=== THE RECORDS ===

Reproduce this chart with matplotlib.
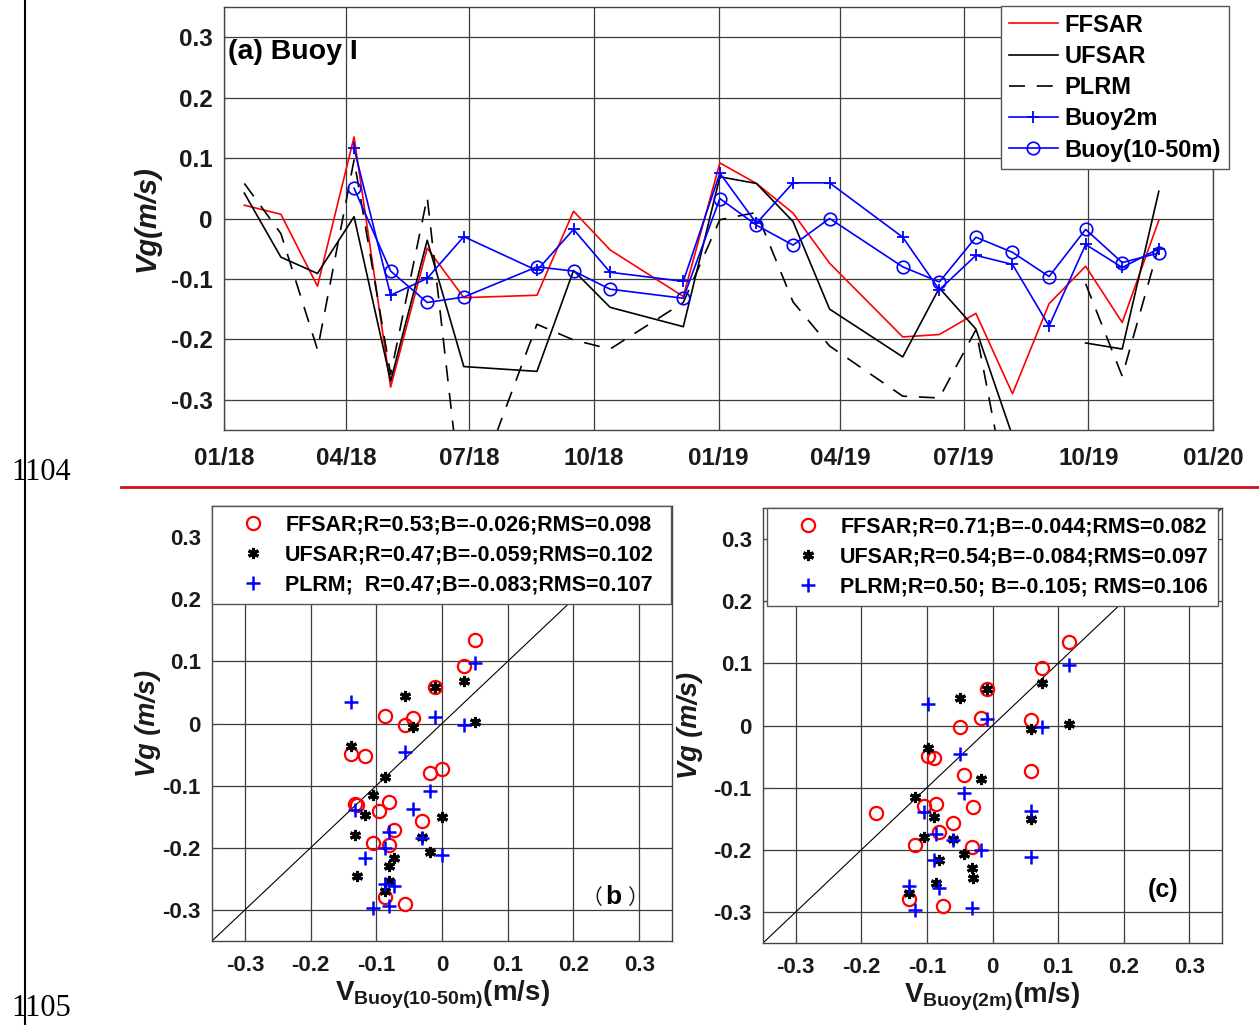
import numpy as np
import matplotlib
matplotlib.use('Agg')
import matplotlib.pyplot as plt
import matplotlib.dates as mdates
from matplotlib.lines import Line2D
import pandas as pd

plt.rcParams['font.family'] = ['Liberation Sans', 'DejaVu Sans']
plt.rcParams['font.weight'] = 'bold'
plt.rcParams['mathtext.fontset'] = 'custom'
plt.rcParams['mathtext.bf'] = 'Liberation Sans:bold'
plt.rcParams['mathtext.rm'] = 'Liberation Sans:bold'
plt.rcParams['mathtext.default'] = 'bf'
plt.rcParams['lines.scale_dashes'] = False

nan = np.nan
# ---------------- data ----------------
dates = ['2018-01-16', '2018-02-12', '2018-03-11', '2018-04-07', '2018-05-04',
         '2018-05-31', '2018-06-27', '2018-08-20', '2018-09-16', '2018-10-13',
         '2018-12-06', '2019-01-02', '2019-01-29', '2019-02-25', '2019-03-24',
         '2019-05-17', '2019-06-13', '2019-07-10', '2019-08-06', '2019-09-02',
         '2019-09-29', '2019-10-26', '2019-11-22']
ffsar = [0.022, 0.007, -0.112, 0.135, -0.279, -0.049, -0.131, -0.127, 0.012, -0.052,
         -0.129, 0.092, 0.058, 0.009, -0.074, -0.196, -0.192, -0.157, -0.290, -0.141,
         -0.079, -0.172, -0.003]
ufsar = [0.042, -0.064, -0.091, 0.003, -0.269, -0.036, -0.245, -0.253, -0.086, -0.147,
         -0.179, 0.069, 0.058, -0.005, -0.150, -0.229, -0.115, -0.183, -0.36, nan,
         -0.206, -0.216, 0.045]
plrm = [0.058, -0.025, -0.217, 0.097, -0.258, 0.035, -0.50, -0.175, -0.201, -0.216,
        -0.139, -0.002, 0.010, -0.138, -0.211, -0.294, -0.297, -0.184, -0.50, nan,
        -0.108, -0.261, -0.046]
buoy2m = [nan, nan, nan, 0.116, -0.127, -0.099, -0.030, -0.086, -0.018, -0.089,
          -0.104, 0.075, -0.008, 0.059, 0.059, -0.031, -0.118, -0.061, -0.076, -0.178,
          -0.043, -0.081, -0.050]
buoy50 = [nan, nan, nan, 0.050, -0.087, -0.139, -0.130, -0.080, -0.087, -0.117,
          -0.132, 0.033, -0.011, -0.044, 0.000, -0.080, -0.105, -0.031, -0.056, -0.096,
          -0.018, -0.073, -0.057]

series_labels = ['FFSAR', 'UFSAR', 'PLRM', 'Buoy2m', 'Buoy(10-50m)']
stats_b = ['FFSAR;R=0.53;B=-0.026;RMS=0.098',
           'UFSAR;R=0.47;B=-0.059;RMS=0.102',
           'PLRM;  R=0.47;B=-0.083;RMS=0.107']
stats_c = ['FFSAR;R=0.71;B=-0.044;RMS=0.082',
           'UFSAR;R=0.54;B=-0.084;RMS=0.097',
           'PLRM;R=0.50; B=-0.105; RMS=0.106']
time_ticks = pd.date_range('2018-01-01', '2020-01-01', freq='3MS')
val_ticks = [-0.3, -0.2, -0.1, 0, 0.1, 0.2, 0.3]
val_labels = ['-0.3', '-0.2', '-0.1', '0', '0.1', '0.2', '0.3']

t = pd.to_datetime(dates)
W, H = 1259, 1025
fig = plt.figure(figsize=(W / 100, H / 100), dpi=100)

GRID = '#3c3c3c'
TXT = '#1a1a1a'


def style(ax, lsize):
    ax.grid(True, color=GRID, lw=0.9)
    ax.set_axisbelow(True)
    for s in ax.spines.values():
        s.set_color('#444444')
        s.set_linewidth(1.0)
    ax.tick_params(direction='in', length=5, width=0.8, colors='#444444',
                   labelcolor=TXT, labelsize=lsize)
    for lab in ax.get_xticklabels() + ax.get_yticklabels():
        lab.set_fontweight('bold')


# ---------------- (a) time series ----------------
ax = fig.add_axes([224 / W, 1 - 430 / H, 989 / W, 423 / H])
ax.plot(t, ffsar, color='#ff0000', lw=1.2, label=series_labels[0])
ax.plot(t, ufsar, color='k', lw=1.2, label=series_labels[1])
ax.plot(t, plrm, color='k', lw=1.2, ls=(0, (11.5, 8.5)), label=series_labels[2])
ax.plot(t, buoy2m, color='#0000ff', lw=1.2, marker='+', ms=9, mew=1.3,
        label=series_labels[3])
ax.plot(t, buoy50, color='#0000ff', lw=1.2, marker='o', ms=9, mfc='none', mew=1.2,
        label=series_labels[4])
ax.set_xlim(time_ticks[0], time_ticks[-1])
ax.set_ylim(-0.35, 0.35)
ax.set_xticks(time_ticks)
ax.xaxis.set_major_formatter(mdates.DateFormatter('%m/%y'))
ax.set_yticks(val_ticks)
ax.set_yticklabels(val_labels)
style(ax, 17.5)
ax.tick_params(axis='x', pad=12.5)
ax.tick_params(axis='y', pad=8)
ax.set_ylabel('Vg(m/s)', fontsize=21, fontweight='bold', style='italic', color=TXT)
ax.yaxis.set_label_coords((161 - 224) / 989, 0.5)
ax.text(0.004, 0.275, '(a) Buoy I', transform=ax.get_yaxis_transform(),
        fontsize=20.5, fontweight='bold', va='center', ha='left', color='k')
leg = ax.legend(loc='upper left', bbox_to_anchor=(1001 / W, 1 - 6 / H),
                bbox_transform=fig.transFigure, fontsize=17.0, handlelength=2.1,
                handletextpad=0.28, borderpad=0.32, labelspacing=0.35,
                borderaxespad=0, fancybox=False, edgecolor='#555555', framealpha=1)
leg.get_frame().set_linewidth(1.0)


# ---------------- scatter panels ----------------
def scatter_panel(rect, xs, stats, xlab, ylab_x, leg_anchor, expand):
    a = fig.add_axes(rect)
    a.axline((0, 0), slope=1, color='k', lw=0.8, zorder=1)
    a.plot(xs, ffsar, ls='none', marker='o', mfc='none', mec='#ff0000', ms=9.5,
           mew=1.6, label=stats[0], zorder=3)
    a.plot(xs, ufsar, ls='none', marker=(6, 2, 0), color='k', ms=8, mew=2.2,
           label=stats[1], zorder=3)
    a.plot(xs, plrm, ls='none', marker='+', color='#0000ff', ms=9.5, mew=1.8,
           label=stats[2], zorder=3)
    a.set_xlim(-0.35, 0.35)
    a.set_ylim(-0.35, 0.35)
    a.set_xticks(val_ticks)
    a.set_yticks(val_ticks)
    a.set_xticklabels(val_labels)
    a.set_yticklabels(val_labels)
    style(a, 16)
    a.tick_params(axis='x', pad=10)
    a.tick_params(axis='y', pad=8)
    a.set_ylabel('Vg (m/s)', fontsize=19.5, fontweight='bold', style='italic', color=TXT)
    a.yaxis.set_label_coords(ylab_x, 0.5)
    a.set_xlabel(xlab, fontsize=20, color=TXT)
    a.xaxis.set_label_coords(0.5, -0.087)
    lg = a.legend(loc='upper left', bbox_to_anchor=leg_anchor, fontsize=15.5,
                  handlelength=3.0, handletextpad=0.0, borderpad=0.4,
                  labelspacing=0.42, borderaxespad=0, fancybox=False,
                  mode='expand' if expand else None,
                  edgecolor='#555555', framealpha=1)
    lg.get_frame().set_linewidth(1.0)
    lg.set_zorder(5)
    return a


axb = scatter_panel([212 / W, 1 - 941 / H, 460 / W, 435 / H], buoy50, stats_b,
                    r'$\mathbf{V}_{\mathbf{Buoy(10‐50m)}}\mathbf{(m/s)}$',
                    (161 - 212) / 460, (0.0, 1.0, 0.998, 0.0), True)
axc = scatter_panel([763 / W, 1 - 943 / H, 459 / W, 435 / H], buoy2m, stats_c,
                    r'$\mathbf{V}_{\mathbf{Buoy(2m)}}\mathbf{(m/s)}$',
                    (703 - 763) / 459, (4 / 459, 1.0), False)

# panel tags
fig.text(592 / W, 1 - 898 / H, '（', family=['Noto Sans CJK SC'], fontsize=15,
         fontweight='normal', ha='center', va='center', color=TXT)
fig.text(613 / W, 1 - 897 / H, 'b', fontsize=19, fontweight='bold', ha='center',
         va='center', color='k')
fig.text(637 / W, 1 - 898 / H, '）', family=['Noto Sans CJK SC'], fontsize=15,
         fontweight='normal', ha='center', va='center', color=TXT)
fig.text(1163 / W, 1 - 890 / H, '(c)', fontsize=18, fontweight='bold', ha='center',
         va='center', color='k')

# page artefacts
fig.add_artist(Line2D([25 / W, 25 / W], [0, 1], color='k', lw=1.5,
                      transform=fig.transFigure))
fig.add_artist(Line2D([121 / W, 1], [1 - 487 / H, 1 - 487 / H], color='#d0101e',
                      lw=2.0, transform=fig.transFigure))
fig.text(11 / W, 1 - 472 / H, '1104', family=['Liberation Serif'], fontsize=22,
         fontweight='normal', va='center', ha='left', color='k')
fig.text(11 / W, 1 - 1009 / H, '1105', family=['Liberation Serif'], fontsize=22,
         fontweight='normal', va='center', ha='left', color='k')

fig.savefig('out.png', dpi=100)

===
=== THE RECORDS ===

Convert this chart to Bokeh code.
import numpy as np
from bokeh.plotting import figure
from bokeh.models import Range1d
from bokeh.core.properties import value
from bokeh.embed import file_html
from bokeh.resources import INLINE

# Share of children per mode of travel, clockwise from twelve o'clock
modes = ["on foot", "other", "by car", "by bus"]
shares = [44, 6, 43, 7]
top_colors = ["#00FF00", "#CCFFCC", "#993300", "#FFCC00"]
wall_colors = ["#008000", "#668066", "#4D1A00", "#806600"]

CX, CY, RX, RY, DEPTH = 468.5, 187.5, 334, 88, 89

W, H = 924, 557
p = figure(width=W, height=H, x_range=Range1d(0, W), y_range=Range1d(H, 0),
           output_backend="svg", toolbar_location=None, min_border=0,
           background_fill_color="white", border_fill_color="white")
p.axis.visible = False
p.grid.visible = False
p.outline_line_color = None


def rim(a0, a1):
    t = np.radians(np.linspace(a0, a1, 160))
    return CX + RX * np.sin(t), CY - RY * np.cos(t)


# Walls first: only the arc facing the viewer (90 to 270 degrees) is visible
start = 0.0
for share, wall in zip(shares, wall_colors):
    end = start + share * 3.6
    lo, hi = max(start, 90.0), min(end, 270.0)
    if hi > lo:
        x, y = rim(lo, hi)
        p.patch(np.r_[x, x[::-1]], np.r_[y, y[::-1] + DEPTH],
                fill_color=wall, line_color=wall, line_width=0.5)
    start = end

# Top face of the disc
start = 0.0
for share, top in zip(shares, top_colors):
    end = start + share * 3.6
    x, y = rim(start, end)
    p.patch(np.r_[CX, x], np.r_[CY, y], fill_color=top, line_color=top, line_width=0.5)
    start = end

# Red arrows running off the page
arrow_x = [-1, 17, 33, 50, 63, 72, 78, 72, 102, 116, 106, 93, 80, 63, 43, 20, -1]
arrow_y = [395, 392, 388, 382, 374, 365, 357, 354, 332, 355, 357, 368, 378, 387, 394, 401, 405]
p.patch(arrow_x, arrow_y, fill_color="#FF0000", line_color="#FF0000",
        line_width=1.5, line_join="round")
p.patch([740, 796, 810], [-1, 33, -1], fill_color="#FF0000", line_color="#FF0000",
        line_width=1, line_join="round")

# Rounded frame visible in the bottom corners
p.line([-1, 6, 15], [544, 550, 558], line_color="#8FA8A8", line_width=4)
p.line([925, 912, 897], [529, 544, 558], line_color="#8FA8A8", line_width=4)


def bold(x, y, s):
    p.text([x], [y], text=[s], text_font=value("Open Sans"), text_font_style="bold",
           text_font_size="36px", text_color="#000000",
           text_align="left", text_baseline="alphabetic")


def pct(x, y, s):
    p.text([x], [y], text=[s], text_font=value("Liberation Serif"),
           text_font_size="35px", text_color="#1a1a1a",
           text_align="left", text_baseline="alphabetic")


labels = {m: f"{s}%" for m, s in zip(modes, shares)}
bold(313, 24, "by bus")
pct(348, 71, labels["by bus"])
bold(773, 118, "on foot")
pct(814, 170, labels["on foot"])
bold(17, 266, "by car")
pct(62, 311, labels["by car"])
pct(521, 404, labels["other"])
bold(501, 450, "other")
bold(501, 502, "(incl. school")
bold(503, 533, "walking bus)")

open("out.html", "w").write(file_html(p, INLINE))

===
=== THE RECORDS ===

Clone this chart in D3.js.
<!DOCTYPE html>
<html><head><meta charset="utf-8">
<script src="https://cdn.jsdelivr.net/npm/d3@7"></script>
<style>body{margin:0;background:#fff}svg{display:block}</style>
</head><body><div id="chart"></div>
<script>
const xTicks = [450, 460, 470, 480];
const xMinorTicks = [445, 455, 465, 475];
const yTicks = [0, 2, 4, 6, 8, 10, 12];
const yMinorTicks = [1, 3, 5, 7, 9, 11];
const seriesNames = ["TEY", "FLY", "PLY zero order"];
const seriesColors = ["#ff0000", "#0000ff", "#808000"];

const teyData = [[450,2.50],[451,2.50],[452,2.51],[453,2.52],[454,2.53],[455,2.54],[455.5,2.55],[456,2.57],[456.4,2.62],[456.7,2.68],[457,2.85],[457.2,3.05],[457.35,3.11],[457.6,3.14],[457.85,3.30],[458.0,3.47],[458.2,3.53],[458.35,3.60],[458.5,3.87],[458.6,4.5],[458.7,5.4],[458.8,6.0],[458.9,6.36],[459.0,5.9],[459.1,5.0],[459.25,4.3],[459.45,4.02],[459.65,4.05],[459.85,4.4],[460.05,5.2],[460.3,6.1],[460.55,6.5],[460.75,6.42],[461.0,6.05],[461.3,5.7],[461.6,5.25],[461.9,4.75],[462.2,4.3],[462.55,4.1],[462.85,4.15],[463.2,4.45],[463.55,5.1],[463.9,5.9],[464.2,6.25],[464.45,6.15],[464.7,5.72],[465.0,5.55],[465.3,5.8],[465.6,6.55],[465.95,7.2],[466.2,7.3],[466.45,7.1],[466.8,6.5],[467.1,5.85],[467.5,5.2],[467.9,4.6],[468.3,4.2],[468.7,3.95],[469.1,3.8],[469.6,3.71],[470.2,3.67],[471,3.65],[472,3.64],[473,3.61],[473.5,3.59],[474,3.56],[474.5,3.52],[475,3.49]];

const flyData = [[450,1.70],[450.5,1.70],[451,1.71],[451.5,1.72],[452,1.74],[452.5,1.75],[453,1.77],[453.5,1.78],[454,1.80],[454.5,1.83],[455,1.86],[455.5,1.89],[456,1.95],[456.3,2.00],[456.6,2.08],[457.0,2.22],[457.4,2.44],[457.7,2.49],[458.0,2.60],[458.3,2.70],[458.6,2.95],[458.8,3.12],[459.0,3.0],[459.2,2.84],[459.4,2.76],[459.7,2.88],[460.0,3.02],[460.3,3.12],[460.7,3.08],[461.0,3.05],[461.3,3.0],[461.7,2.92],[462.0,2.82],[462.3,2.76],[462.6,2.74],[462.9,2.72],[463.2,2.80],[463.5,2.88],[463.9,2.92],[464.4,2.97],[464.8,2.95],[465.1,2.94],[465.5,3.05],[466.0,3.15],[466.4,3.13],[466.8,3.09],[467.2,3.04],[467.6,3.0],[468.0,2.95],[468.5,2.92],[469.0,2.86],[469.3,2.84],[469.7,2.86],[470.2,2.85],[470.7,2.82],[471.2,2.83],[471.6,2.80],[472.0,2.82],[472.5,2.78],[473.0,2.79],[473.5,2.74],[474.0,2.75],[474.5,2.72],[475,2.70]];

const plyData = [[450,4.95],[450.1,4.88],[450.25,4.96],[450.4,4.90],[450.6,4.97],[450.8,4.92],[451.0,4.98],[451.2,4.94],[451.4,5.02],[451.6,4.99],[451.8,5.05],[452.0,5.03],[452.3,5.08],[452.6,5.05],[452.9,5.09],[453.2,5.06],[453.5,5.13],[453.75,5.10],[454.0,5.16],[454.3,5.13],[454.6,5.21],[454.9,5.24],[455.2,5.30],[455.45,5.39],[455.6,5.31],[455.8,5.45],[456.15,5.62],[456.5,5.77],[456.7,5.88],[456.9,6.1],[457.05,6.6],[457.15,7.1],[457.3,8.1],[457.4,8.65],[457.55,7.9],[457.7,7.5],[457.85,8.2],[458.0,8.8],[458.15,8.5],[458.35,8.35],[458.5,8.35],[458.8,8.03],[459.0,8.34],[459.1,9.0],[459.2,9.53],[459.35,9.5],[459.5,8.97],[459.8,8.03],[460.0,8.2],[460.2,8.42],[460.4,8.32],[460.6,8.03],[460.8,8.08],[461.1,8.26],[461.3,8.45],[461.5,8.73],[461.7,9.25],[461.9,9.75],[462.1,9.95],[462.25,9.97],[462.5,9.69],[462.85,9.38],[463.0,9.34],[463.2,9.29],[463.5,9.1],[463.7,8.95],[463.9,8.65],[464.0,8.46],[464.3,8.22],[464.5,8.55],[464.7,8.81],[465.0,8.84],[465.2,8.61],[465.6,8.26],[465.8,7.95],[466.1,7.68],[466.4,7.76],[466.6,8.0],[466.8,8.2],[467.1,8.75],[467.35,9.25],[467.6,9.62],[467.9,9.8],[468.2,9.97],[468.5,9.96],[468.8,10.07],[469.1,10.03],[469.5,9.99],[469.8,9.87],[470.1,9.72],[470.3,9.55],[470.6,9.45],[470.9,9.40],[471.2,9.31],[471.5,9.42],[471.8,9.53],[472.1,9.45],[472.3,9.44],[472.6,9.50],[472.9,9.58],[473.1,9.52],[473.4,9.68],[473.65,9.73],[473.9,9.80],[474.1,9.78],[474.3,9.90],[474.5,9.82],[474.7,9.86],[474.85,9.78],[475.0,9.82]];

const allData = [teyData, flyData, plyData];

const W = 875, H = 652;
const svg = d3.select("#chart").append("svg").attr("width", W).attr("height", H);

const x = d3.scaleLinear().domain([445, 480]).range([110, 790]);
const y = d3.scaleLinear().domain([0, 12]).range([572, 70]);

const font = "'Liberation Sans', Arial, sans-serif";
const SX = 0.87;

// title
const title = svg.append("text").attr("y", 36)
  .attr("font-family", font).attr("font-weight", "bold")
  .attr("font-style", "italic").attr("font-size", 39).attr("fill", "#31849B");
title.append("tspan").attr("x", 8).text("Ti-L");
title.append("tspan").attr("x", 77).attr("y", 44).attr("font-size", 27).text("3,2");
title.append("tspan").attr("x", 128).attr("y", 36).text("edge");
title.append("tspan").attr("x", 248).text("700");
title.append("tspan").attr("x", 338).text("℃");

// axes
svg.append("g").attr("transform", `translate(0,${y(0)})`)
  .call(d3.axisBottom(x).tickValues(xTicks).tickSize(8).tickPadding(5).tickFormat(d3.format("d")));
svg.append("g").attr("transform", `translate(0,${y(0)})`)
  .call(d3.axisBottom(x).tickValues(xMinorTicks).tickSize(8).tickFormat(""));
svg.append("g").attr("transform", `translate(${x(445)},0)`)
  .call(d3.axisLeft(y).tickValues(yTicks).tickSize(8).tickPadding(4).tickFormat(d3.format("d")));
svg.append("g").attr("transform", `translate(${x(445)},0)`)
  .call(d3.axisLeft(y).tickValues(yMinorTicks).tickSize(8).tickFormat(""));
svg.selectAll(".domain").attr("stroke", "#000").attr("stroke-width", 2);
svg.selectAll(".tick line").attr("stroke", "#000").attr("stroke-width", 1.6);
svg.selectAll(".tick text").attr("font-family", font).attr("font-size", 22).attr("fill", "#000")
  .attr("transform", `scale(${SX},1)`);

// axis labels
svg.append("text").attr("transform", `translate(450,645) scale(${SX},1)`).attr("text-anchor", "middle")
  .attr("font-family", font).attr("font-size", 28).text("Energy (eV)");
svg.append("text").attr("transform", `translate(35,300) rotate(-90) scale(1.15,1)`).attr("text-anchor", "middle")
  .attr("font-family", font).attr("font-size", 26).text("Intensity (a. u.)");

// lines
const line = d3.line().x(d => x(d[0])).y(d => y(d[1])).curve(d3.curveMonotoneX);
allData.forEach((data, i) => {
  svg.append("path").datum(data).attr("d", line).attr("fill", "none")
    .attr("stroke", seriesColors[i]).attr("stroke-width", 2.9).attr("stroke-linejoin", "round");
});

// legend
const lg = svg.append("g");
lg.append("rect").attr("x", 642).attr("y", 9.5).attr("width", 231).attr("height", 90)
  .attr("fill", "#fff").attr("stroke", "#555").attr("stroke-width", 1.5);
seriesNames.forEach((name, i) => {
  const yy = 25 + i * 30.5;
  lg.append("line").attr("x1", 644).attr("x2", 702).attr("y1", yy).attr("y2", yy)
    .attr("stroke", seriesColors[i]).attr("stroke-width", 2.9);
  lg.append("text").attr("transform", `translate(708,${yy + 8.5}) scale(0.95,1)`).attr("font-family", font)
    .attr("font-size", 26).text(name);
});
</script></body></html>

===

# TASK DESCRIPTION
Take the lines above starting at the one containing "Reproduce this chart with matplotlib." and ending at the one containing "import pandas as pd", and print them again exactly, without pictures.

# EXERCISE RESULT
Reproduce this chart with matplotlib.
import numpy as np
import matplotlib
matplotlib.use('Agg')
import matplotlib.pyplot as plt
import matplotlib.dates as mdates
from matplotlib.lines import Line2D
import pandas as pd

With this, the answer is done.